Some GOP senators have nominated Donald Trump for the 2018 Nobel Peace Prize. I would think that giving him this award would be as inaccurate and indefensible as their awarding Bob Dylan the Nobel Prize for Literature in 2016. Dylan may be an influential writer of folk songs, but should he have been considered the best in the world for literature, putting him in with all the writers who are truly deserving of being called the best, putting him shoulder to shoulder with Hemingway, Faulkner, and T. S. Eliot? I don’t think so. Back to the Peace Prize. How could Donald Trump, this Trumpety Bumpkin, be considered a peace maker when he has done more than any other president to divide Americans as well as most of the nations of the world?

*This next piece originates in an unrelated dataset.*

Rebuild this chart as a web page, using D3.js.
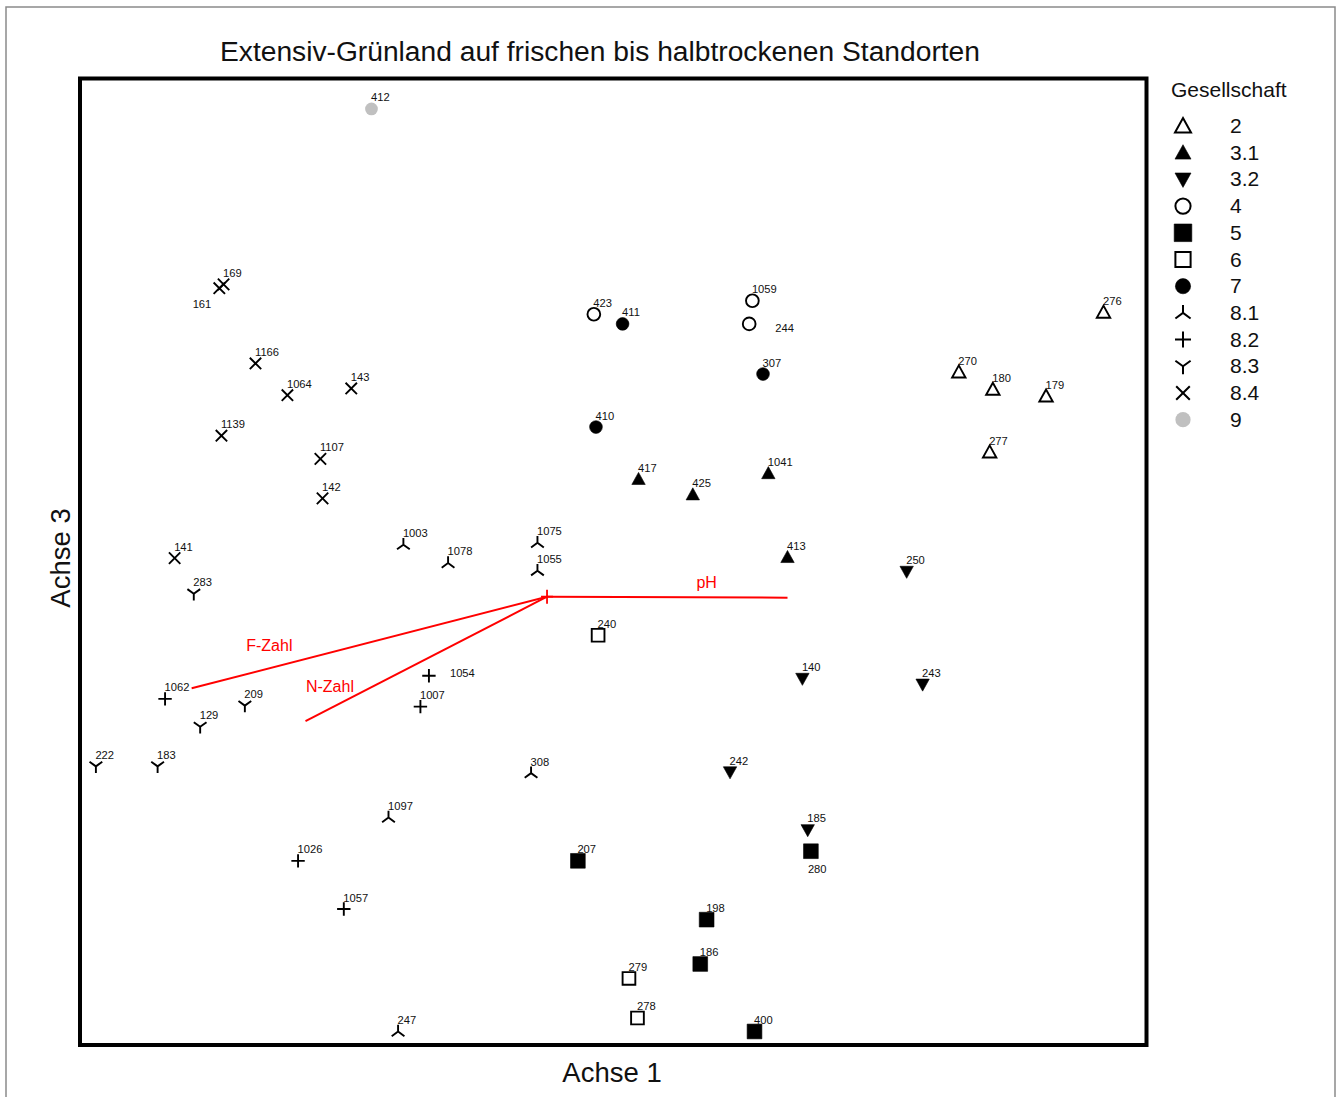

How could he be compared to the true peace makers like Martin Luther King, Nelson Mandela, and Mother Teresa? He can’t. That would be like putting a wolf in with the lambs. This consideration seems to be based on what these GOP senators see as a successful move on Trump’s part to secure a deal with Kim Jong Un to give up his nuclear program and all his nuclear arsenal, and to bring about a peace between North and South Korea. Trump isn’t a diplomat, and he may be walking into the lion’s den when he meets with Kim Jong Un. Rather than securing a peaceful resolution, he might be sent home with his tail between his legs. And Alfred Nobel must be spinning in his grave at the thought of a Trump award for peace making. He might even put a ghostly stick of dynamite under the whole awards business and put it to an end.